Bring real sparkle to marriage

Networks began running them this week, and I began the annual ritual of talking to myself each time they appear. I tell myself that glitter and glamour, sparkle and big budgets do not imply that the players love each other more than the love most of us experience in our own marriages. And because I may never experience a truly extravagant event does not mean I have not lived and loved with great depth and uniqueness.

When I take my focus off the TV and move it over to the people who inhabit my world, I realize that very few of my friends have been presented Yuletide gifts with great bling. I remind myself that TV scenarios, packaged in 30-second scenes, are not only prefabricated but also unreachable for a whole lot of us who live modestly—even during Christmas. Besides all that, I reason, a great number of us cannot possibly look that good, capture such poetry in a sentence, or justify spending a goodly portion of our savings. Our lives are not defined by clarity, cut, and color.

I am talking, of course, about the commercials portraying two beautiful people, exchanging diamonds to celebrate their love at Christmas. I can only guess how many times, over the period of a typical holiday season, we will be told that if our spouses love us right they will make the reservations, order the champagne, and present us with a trio of gems representing our yesterdays, todays and tomorrows.

What is real, based on my experiences, are the charming ways I have been loved during the last 24 years.

One year I received a five-foot long salmon pillow, because everyone who lives in the Pacific Northwest, I was informed, should be able to watch TV with their head resting on a big, soft salmon. Another year I was taken on a long scavenger hunt, behind nativity scenes and under mistletoe, to discover a fishing rod—stuck up in the Christmas tree. Are you detecting a theme from my husband, the biologist?

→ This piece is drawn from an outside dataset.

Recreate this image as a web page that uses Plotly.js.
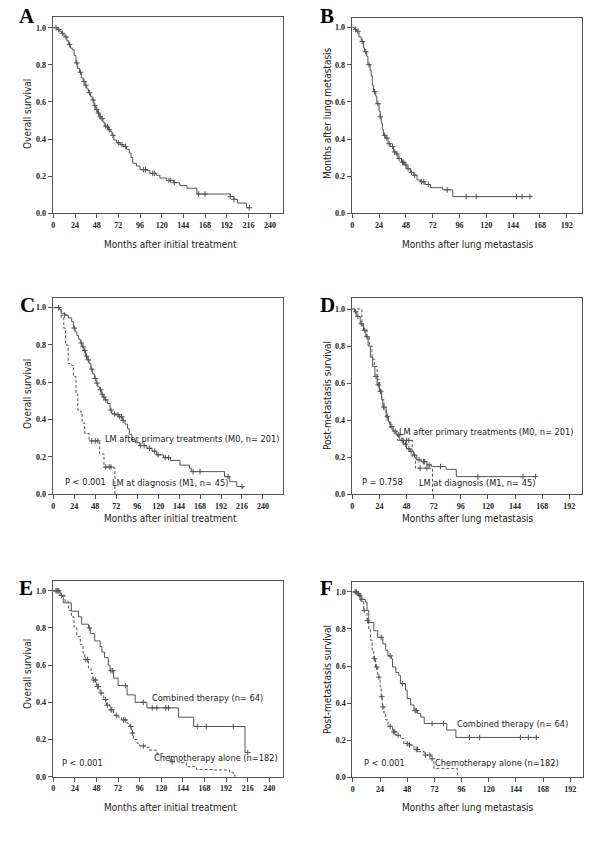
<!DOCTYPE html>
<html>
<head>
<meta charset="utf-8">
<script src="https://cdn.plot.ly/plotly-3.0.1.min.js"></script>
<style>body{margin:0;background:#fff}</style>
</head>
<body>
<div id="graph" style="width:600px;height:849px"></div>
<script>
// Kaplan-Meier curves, (time in months, survival)

// A: overall survival, all patients
var aTime = [0, 5, 7, 9, 11, 13, 15, 17, 19, 21, 23, 25, 27, 29, 31, 33, 35, 37, 39, 41, 43, 45, 47, 49, 51, 53, 55, 57, 59, 61, 63, 65, 67, 70, 74, 78, 81, 84, 86, 88, 92, 96, 104, 107, 114, 118, 125, 133, 140, 148, 159, 196, 200, 204, 214, 217];
var aSurv = [1.0, 0.99, 0.98, 0.97, 0.96, 0.95, 0.93, 0.91, 0.89, 0.88, 0.85, 0.81, 0.78, 0.76, 0.73, 0.71, 0.69, 0.67, 0.65, 0.63, 0.61, 0.58, 0.56, 0.54, 0.52, 0.51, 0.49, 0.47, 0.465, 0.45, 0.44, 0.42, 0.395, 0.38, 0.37, 0.36, 0.345, 0.325, 0.30, 0.27, 0.255, 0.235, 0.23, 0.215, 0.205, 0.19, 0.177, 0.165, 0.15, 0.135, 0.104, 0.09, 0.075, 0.055, 0.03, 0.03];
var aCens = [3, 6, 10, 14, 18, 26, 30, 34, 36, 40, 44, 46, 48, 50, 52, 54, 58, 60, 62, 66, 72, 76, 80, 100, 102, 110, 112, 128, 130, 134, 161, 168, 196, 200, 217];

// B: survival after lung metastasis
var bTime = [0, 2, 4, 6, 8, 10, 11, 13, 14, 16, 17, 18, 19, 21, 22, 24, 25, 26, 27, 28, 30, 32, 34, 37, 39, 41, 44, 47, 49, 52, 55, 58, 61, 65, 70, 81, 90, 159];
var bSurv = [1.0, 0.99, 0.98, 0.95, 0.925, 0.89, 0.87, 0.845, 0.80, 0.77, 0.74, 0.69, 0.655, 0.63, 0.59, 0.55, 0.52, 0.485, 0.45, 0.42, 0.405, 0.375, 0.36, 0.33, 0.32, 0.295, 0.275, 0.26, 0.24, 0.22, 0.205, 0.18, 0.17, 0.155, 0.138, 0.126, 0.09, 0.09];
var bCens = [3, 5, 9, 12, 15, 20, 23, 25, 29, 31, 33, 36, 38, 40, 42, 45, 46, 48, 50, 53, 56, 62, 64, 68, 85, 102, 111, 147, 152, 159];

// C: overall survival, M0 vs M1
var cM0Time = [0, 7, 9, 13, 17, 21, 23, 25, 27, 29, 31, 33, 35, 37, 39, 41, 43, 45, 47, 49, 51, 53, 55, 57, 59, 62, 65, 67, 71, 75, 79, 82, 85, 87, 90, 94, 99, 107, 113, 118, 126, 134, 145, 156, 158, 196, 202, 210, 217];
var cM0Surv = [1.0, 0.99, 0.97, 0.96, 0.945, 0.925, 0.89, 0.87, 0.85, 0.83, 0.81, 0.79, 0.77, 0.74, 0.72, 0.70, 0.67, 0.645, 0.62, 0.595, 0.575, 0.56, 0.535, 0.52, 0.505, 0.485, 0.45, 0.43, 0.425, 0.415, 0.395, 0.375, 0.35, 0.32, 0.29, 0.275, 0.26, 0.245, 0.23, 0.21, 0.195, 0.18, 0.155, 0.138, 0.12, 0.093, 0.066, 0.04, 0.03];
var cM0Cens = [6, 13, 24, 32, 34, 36, 38, 40, 44, 48, 50, 54, 56, 58, 60, 66, 70, 74, 76, 78, 80, 100, 104, 110, 116, 120, 128, 132, 160, 168, 200, 216];
var cM1Time = [0, 9, 12, 14, 17, 21, 23, 26, 28, 31, 33, 36, 41, 53, 58, 68, 70.6];
var cM1Surv = [1.0, 0.945, 0.89, 0.80, 0.70, 0.69, 0.63, 0.54, 0.45, 0.44, 0.38, 0.325, 0.285, 0.215, 0.145, 0.14, 0.0];
var cM1Cens = [44, 48, 51, 60, 64, 66];

// D: post-metastasis survival, M0 vs M1
var dM0Time = [0, 2, 4, 7, 10, 12, 14, 16, 18, 20, 22, 24, 26, 27, 30, 32, 34, 36, 39, 42, 45, 48, 51, 54, 57, 61, 66, 70, 83, 92, 162];
var dM0Surv = [1.0, 0.985, 0.96, 0.92, 0.885, 0.85, 0.80, 0.74, 0.69, 0.635, 0.59, 0.555, 0.51, 0.47, 0.42, 0.39, 0.365, 0.34, 0.32, 0.29, 0.27, 0.245, 0.23, 0.21, 0.185, 0.175, 0.157, 0.148, 0.133, 0.094, 0.094];
var dM0Cens = [3, 5, 8, 11, 13, 21, 23, 25, 28, 31, 35, 38, 41, 44, 47, 50, 52, 55, 59, 63, 64, 68, 78, 111, 151, 162];
var dM1Time = [0, 8.5, 10, 13, 15, 17.5, 19.5, 22, 24, 26, 28, 30, 33, 36, 40, 53, 56, 71];
var dM1Surv = [1.0, 0.91, 0.89, 0.85, 0.80, 0.73, 0.69, 0.62, 0.565, 0.51, 0.45, 0.40, 0.36, 0.33, 0.29, 0.20, 0.14, 0.0];
var dM1Cens = [45, 48, 50, 60, 66];

// E: overall survival by treatment
var eCombTime = [0, 6, 7.5, 9, 11, 20, 28, 31.5, 39, 41, 46, 52, 54, 57, 61, 63, 67, 72, 82, 91, 104, 139, 156, 213, 216];
var eCombSurv = [1.0, 0.995, 0.985, 0.97, 0.935, 0.89, 0.86, 0.82, 0.80, 0.77, 0.73, 0.70, 0.67, 0.64, 0.60, 0.57, 0.53, 0.49, 0.44, 0.40, 0.37, 0.32, 0.27, 0.13, 0.13];
var eCombCens = [3, 5, 40, 64, 66, 80, 100, 110, 115, 125, 128, 160, 170, 200, 216];
var eChemoTime = [0, 7, 13, 17, 20, 23, 26, 30, 33, 35, 39, 42, 44, 48, 52, 56, 59, 63, 67, 72, 76, 82, 85, 87, 89, 93, 96, 104, 107, 115, 122, 130, 141, 148, 159, 178, 196, 200, 202];
var eChemoSurv = [1.0, 0.975, 0.94, 0.895, 0.86, 0.805, 0.755, 0.71, 0.665, 0.63, 0.585, 0.555, 0.52, 0.485, 0.45, 0.415, 0.385, 0.36, 0.33, 0.32, 0.305, 0.287, 0.27, 0.235, 0.20, 0.18, 0.165, 0.158, 0.143, 0.125, 0.108, 0.08, 0.075, 0.054, 0.039, 0.036, 0.022, 0.009, 0.0];
var eChemoCens = [4, 6, 9, 36, 38, 45, 47, 49, 50, 53, 58, 60, 64, 65, 70, 78, 80, 86, 88, 100, 132];

// F: post-metastasis survival by treatment
var fCombTime = [0, 4, 7, 11, 12.5, 14, 18.5, 22, 26.5, 29, 31, 34, 35, 38, 40.5, 42, 46.5, 48, 51, 54, 57, 60, 63, 83, 91, 162];
var fCombSurv = [1.0, 0.99, 0.96, 0.945, 0.90, 0.835, 0.79, 0.755, 0.72, 0.685, 0.655, 0.64, 0.595, 0.565, 0.55, 0.505, 0.47, 0.425, 0.39, 0.36, 0.345, 0.325, 0.29, 0.255, 0.215, 0.215];
var fCombCens = [2, 5, 8, 25, 33, 44, 55, 56, 70, 80, 103, 112, 148, 155, 162];
var fChemoTime = [0, 4, 7, 9.5, 12.5, 14, 15.5, 17, 18.5, 20, 22, 24, 25, 26, 27.5, 29, 31, 35, 38, 42, 45, 49.5, 54, 58, 63, 69, 71.5, 92.3];
var fChemoSurv = [1.0, 0.98, 0.95, 0.90, 0.845, 0.80, 0.74, 0.685, 0.64, 0.595, 0.54, 0.49, 0.435, 0.38, 0.345, 0.31, 0.275, 0.245, 0.227, 0.21, 0.182, 0.174, 0.15, 0.138, 0.12, 0.10, 0.048, 0.0];
var fChemoCens = [3, 6, 10, 13, 19, 21, 23, 25.5, 26.5, 33, 36, 37, 40, 48, 50, 56, 57, 64, 68, 70];

var ticks240 = [0, 24, 48, 72, 96, 120, 144, 168, 192, 216, 240];
var ticks192 = [0, 24, 48, 72, 96, 120, 144, 168, 192];
var survTicks = [0, 0.2, 0.4, 0.6, 0.8, 1.0];

var W = 600, H = 849;
var txtFont = 'DejaVu Sans Condensed, DejaVu Sans, sans-serif';
var lineCol = '#555';

// survival level of the step curve at time x (censor marks sit on it)
function stepAt(t, s, x) {
	var v = s[0];
	for (var i = 0; i < t.length; i++) {
		if (t[i] <= x) v = s[i];
	}
	return v;
}

function curve(t, s, ax, dashed) {
	return {
		x: t, y: s, xaxis: 'x' + ax, yaxis: 'y' + ax,
		type: 'scatter', mode: 'lines', hoverinfo: 'skip',
		line: { shape: 'hv', color: lineCol, width: 1, dash: dashed ? '3px,2px' : 'solid' }
	};
}

function marks(t, s, cens, ax) {
	var ys = cens.map(function (c) { return stepAt(t, s, c); });
	return {
		x: cens, y: ys, xaxis: 'x' + ax, yaxis: 'y' + ax,
		type: 'scatter', mode: 'markers', hoverinfo: 'skip',
		marker: { symbol: 'cross-thin', size: 4, line: { width: 1, color: '#555' } }
	};
}

var data = [
	curve(aTime, aSurv, '', false), marks(aTime, aSurv, aCens, ''),
	curve(bTime, bSurv, '2', false), marks(bTime, bSurv, bCens, '2'),
	curve(cM0Time, cM0Surv, '3', false), marks(cM0Time, cM0Surv, cM0Cens, '3'),
	curve(cM1Time, cM1Surv, '3', true), marks(cM1Time, cM1Surv, cM1Cens, '3'),
	curve(dM0Time, dM0Surv, '4', false), marks(dM0Time, dM0Surv, dM0Cens, '4'),
	curve(dM1Time, dM1Surv, '4', true), marks(dM1Time, dM1Surv, dM1Cens, '4'),
	curve(eCombTime, eCombSurv, '5', false), marks(eCombTime, eCombSurv, eCombCens, '5'),
	curve(eChemoTime, eChemoSurv, '5', true), marks(eChemoTime, eChemoSurv, eChemoCens, '5'),
	curve(fCombTime, fCombSurv, '6', false), marks(fCombTime, fCombSurv, fCombCens, '6'),
	curve(fChemoTime, fChemoSurv, '6', true), marks(fChemoTime, fChemoSurv, fChemoCens, '6')
];

// plot frames in pixels: [left, right], [top, bottom]
var panels = [
	{ ax: '', px: [52.7, 282.7], py: [17.3, 213.3], xr: [-0.7, 254], yr: [0, 1.056], xt: ticks240 },
	{ ax: '2', px: [351.7, 581.7], py: [18.3, 213.3], xr: [-0.5, 205.4], yr: [0, 1.05], xt: ticks192 },
	{ ax: '3', px: [52.7, 282.7], py: [298.3, 494], xr: [-0.7, 262.6], yr: [0, 1.05], xt: ticks240 },
	{ ax: '4', px: [351.7, 581.7], py: [298.3, 494], xr: [-0.5, 202.9], yr: [0, 1.058], xt: ticks192 },
	{ ax: '5', px: [52.7, 282.7], py: [580.7, 776.7], xr: [-0.7, 254.9], yr: [0, 1.054], xt: ticks240 },
	{ ax: '6', px: [352.3, 582.7], py: [581.7, 777.3], xr: [-0.5, 203], yr: [0, 1.055], xt: ticks192 }
];

var layout = {
	width: W, height: H,
	margin: { l: 0, r: 0, t: 0, b: 0 },
	showlegend: false,
	paper_bgcolor: '#fff', plot_bgcolor: '#fff',
	annotations: []
};

var tickFont = { family: 'Liberation Serif, serif', size: 8, weight: 'bold', color: '#222' };

panels.forEach(function (p) {
	var common = {
		showgrid: false, zeroline: false, showline: true, mirror: true,
		linecolor: lineCol, linewidth: 1, ticks: 'outside', ticklen: 4,
		tickcolor: lineCol, tickfont: tickFont, fixedrange: true
	};
	layout['xaxis' + p.ax] = Object.assign({}, common, {
		domain: [p.px[0] / W, p.px[1] / W], range: p.xr,
		tickvals: p.xt, anchor: 'y' + p.ax
	});
	layout['yaxis' + p.ax] = Object.assign({}, common, {
		domain: [1 - p.py[1] / H, 1 - p.py[0] / H], range: p.yr,
		tickvals: survTicks, tickformat: '.1f', anchor: 'x' + p.ax
	});
});

function note(text, x, y, opts) {
	var a = {
		text: text, xref: 'paper', yref: 'paper', x: x / W, y: 1 - y / H,
		showarrow: false, xanchor: 'center', yanchor: 'middle',
		font: { family: txtFont, size: 10, color: '#222' }
	};
	layout.annotations.push(Object.assign(a, opts || {}));
}

// panel letters
var letterFont = { family: 'Liberation Serif, serif', size: 21, weight: 'bold', color: '#000' };
note('A', 27, 16, { font: letterFont });
note('B', 327, 16, { font: letterFont });
note('C', 27, 305, { font: letterFont });
note('D', 327, 305, { font: letterFont });
note('E', 26, 588, { font: letterFont });
note('F', 326, 588, { font: letterFont });

// axis titles
note('Months after initial treatment', 170, 244);
note('Months after lung metastasis', 468, 244);
note('Months after initial treatment', 170, 518);
note('Months after lung metastasis', 468, 518);
note('Months after initial treatment', 170, 807);
note('Months after lung metastasis', 468, 807);
note('Overall survival', 27, 114, { textangle: -90 });
note('Months after lung metastasis', 327, 113, { textangle: -90 });
note('Overall survival', 27, 394, { textangle: -90 });
note('Post-metastasis survival', 327, 396, { textangle: -90 });
note('Overall survival', 27, 674, { textangle: -90 });
note('Post-metastasis survival', 327, 680, { textangle: -90 });

// labels inside the plots
var left = { xanchor: 'left', font: { family: txtFont, size: 9.2, color: '#222' } };
note('LM after primary treatments (M0, n= 201)', 103, 438, left);
note('P < 0.001', 63, 481, left);
note('LM at diagnosis (M1, n= 45)', 110, 482, left);
note('LM after primary treatments (M0, n= 201)', 397, 432, left);
note('P = 0.758', 360, 481, left);
note('LM at diagnosis (M1, n= 45)', 417, 482, left);
note('Combined therapy (n= 64)', 150, 697, left);
note('Chemotherapy alone (n=182)', 152, 757, left);
note('P < 0.001', 60, 762, left);
note('Combined therapy (n= 64)', 455, 723, left);
note('Chemotherapy alone (n=182)', 433, 762, left);
note('P < 0.001', 362, 762, left);

Plotly.newPlot('graph', data, layout, { staticPlot: true });
</script>
</body>
</html>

And there have been the appliance gifts. The French coffee press is wonderful and it does great justice to my freshly ground coffee. I also truly like the meat grinding attachment for my Kitchen Aide mixer. It came in especially handy a couple of weeks ago when a chili recipe called for ground venison.

I am also fond of those fuzzy gifts that have find their way under our Christmas trees. One year I received slippers that looked like raccoons. Then there was the time I was given a hot water bottle resembling a bear cub. It gets two thumbs up when I need a quick warm up. And Jack, the yellow lab puppy who arrived last Christmas with a red bow, was honestly the cutest and softest of all the fuzzy gifts. When I looked into his dark eyes, smelled his puppy breath, and ran my hands over his smooth, domed head, I knew then that love doesn’t get any better than a puppy.

I did not, however, always have the ability to translate these representations of love into contentment. Early on in our marriage I determined we would create the best marriage on the planet. I understood that my husband and I had been blessed with a gift from God, for we had shared a love for each other that began when we were youngsters. I also understood, even back in those early years, that to keep our love intact we would need to work at it.

I determined that a few Christian books would keep us on track. I dutifully purchased them from our local bookstore and highlighted the parts I believed pertained to us. I discussed strategies and expectations with Matt and regularly compared what happened in our marriage with those things portrayed in the books.

For some months I worried and agitated. What the authors presented as the right ways to order our Christian marriage did not always feel right to us. Yet the images were strong and because we were initially so inexperienced, I worried we were not heading in the right direction. Even though Matt would say to me on occasion, “That’s just not us, Joan!” I worried that we were headed for trouble if we did not resemble in all ways the portrait Christian marriage experts painted.

Then God drew near, to fill our doubting hearts with appreciation for our uniqueness. Best of all, we learned that we did not have to work so hard. Contentment would come if we asked for it. We learned how meaningful it is to be inventive and look for love in each other, appreciating what had brought us together in the first place. We learned there is freedom when you define love and personal style in your own ways.

So let us turn our eyes away from all those images that bring us doubt or attempt to belittle what is wonderful about our lives, however simple those elements may be. Let us look, instead, to the One who loves us without ceasing and in so many, distinctive ways. His lessons in love will last into eternity and bring joy to our upcoming Christmas season.